DIRECTIONS FOR THIS TASK =
Search the listing for "React" and copy every line where it appears.
* Begin RECORDS SUPPLIED *
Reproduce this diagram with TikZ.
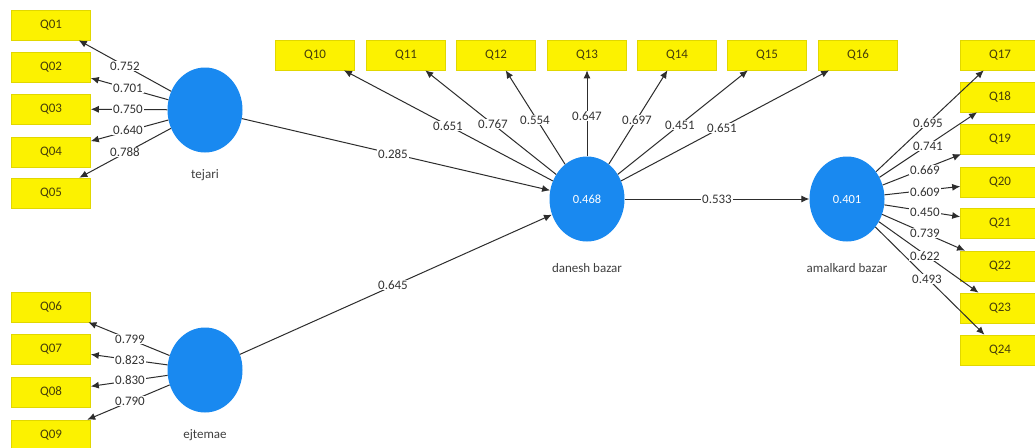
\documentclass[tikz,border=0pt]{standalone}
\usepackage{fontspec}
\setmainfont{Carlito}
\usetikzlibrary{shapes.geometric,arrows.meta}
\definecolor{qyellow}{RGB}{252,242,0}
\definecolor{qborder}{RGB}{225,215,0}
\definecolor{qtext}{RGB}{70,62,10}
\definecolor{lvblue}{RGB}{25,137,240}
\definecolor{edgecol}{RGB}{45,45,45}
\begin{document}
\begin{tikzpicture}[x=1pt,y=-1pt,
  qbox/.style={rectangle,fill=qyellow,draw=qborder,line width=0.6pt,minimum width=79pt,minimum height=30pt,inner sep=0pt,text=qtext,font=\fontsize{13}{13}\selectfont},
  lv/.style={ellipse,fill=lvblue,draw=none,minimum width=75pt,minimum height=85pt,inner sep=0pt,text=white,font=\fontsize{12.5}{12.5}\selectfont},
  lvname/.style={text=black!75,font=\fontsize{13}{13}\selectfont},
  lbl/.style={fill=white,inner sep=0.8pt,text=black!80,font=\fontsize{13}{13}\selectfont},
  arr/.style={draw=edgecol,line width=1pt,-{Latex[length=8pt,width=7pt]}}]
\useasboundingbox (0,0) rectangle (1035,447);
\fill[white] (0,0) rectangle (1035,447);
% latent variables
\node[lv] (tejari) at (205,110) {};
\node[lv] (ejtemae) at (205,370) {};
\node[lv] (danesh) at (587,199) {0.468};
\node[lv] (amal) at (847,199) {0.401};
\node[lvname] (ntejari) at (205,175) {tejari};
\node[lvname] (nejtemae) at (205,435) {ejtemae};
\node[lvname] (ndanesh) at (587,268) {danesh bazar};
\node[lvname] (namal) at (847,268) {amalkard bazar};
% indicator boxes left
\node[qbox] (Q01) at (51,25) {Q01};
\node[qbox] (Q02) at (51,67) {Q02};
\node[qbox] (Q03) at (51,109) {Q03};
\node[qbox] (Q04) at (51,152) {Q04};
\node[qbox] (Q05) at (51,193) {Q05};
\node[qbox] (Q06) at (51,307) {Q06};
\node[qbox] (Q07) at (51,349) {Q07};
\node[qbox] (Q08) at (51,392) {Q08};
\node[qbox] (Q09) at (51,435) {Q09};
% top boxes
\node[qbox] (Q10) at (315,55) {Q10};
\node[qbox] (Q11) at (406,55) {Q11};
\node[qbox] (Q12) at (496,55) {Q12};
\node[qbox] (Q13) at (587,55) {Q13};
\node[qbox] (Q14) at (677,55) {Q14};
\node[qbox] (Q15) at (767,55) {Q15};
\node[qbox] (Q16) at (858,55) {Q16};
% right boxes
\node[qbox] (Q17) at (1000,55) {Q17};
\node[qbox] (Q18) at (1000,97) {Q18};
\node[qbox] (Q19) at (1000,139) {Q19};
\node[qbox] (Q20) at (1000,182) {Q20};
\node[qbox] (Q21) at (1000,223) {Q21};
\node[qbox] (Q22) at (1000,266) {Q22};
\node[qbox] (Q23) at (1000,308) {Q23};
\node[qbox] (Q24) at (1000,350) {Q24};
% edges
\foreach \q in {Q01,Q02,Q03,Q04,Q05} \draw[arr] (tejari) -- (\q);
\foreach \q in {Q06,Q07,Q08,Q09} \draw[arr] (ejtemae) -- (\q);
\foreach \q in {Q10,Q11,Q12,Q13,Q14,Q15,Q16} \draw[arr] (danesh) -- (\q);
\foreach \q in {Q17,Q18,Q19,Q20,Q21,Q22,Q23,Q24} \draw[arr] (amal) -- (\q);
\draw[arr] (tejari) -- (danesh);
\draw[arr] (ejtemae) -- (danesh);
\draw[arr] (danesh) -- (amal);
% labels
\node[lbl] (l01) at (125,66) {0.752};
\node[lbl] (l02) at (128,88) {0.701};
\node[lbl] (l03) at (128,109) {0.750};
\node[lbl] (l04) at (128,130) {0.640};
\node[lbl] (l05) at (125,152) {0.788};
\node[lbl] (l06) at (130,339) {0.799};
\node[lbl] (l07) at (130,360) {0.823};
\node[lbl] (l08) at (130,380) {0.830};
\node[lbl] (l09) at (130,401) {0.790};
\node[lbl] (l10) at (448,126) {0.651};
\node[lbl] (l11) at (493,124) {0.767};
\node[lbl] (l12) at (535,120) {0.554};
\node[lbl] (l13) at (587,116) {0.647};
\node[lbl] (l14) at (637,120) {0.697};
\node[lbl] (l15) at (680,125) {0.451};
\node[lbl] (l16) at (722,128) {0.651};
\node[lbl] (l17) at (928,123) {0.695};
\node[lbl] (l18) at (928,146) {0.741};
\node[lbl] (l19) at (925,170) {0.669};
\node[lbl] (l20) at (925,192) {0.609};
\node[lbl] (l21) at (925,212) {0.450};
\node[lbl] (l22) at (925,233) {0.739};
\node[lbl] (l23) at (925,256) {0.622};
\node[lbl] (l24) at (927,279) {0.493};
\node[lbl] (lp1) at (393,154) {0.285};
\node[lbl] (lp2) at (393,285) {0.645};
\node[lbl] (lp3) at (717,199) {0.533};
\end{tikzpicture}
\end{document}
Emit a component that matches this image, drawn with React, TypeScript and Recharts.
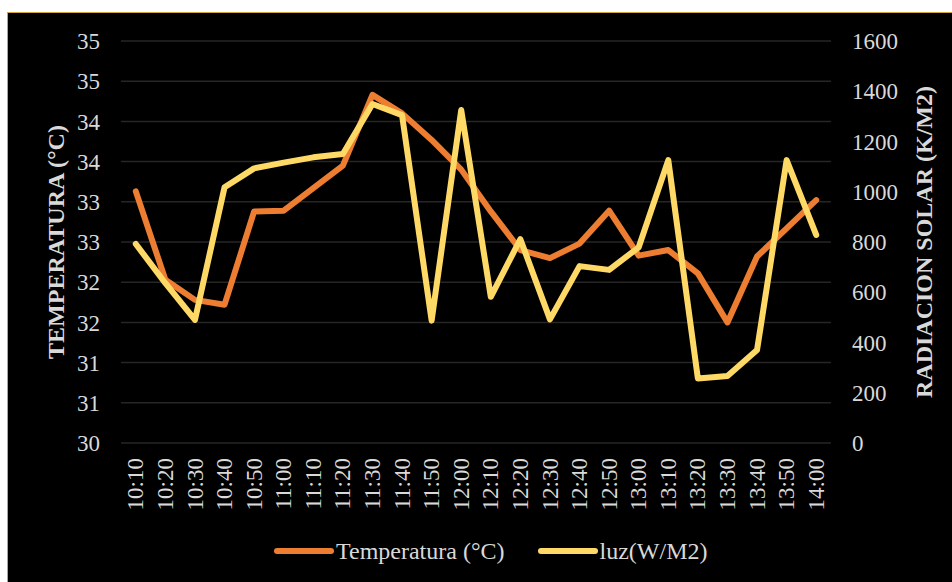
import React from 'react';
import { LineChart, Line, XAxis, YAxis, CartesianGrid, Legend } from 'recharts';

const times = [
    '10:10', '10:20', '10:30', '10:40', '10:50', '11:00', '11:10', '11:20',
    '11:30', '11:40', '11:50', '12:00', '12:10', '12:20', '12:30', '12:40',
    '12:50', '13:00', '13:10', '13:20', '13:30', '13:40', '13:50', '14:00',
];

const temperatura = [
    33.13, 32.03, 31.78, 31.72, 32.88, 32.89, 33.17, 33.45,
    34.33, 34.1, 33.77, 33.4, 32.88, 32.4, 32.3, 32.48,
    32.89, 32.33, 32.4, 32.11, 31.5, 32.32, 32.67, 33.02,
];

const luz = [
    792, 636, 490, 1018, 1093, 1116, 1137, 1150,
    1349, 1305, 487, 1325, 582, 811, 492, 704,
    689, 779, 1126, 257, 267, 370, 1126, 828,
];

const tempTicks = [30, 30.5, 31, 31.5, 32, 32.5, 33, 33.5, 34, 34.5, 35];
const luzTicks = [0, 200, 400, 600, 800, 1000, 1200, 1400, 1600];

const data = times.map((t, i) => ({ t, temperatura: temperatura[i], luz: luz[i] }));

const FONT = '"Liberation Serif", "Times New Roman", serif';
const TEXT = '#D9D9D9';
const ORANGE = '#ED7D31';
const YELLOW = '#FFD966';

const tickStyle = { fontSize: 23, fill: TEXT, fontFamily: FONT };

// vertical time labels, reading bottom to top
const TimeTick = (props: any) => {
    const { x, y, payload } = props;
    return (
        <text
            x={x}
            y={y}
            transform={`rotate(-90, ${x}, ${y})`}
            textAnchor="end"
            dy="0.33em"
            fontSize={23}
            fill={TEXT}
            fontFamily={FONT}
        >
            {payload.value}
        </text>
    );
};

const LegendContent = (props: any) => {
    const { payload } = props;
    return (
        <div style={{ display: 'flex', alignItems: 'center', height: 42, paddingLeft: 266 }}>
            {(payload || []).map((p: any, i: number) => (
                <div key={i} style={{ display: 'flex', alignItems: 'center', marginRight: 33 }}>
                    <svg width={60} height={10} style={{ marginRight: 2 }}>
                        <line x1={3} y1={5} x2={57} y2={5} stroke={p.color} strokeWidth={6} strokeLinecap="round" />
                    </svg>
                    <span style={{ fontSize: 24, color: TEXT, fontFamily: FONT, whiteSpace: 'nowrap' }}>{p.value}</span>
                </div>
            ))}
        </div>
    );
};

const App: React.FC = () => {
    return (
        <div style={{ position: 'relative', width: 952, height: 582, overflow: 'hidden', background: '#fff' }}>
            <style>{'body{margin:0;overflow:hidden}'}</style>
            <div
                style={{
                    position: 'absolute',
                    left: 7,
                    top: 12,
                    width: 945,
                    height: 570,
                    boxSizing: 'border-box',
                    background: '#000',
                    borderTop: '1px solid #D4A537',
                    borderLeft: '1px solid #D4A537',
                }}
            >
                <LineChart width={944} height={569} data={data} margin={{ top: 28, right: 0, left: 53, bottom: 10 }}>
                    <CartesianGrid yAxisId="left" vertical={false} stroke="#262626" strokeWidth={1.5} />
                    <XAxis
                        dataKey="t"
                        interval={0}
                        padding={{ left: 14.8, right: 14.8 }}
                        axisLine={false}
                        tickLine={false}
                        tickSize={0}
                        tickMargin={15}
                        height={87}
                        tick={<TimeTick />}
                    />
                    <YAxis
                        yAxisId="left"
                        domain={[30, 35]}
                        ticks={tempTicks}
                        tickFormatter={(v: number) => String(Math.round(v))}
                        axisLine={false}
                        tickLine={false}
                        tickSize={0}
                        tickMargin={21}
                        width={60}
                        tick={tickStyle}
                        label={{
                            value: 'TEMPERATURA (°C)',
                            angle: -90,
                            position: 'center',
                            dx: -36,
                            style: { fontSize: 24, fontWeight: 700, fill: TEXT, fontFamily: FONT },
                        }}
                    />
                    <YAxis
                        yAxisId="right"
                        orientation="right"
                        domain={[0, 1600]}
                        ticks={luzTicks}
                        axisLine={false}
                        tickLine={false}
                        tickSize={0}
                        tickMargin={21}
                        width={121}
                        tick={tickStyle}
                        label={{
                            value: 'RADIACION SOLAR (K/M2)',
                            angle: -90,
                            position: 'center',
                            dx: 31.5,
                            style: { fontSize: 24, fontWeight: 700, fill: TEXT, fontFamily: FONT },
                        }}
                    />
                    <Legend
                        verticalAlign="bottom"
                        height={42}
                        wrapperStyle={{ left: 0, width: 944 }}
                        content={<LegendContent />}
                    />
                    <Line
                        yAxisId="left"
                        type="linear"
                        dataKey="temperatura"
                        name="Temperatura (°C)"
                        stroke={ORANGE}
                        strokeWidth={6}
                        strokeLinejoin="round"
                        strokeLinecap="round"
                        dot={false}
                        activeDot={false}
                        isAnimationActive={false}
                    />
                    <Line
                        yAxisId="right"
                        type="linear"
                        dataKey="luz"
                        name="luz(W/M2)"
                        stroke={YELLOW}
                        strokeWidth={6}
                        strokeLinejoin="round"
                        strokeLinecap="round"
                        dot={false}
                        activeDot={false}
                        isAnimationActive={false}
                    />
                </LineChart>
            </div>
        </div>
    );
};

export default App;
* End RECORDS SUPPLIED *
RESPONSE =
Emit a component that matches this image, drawn with React, TypeScript and Recharts.
import React from 'react';
const App: React.FC = () => {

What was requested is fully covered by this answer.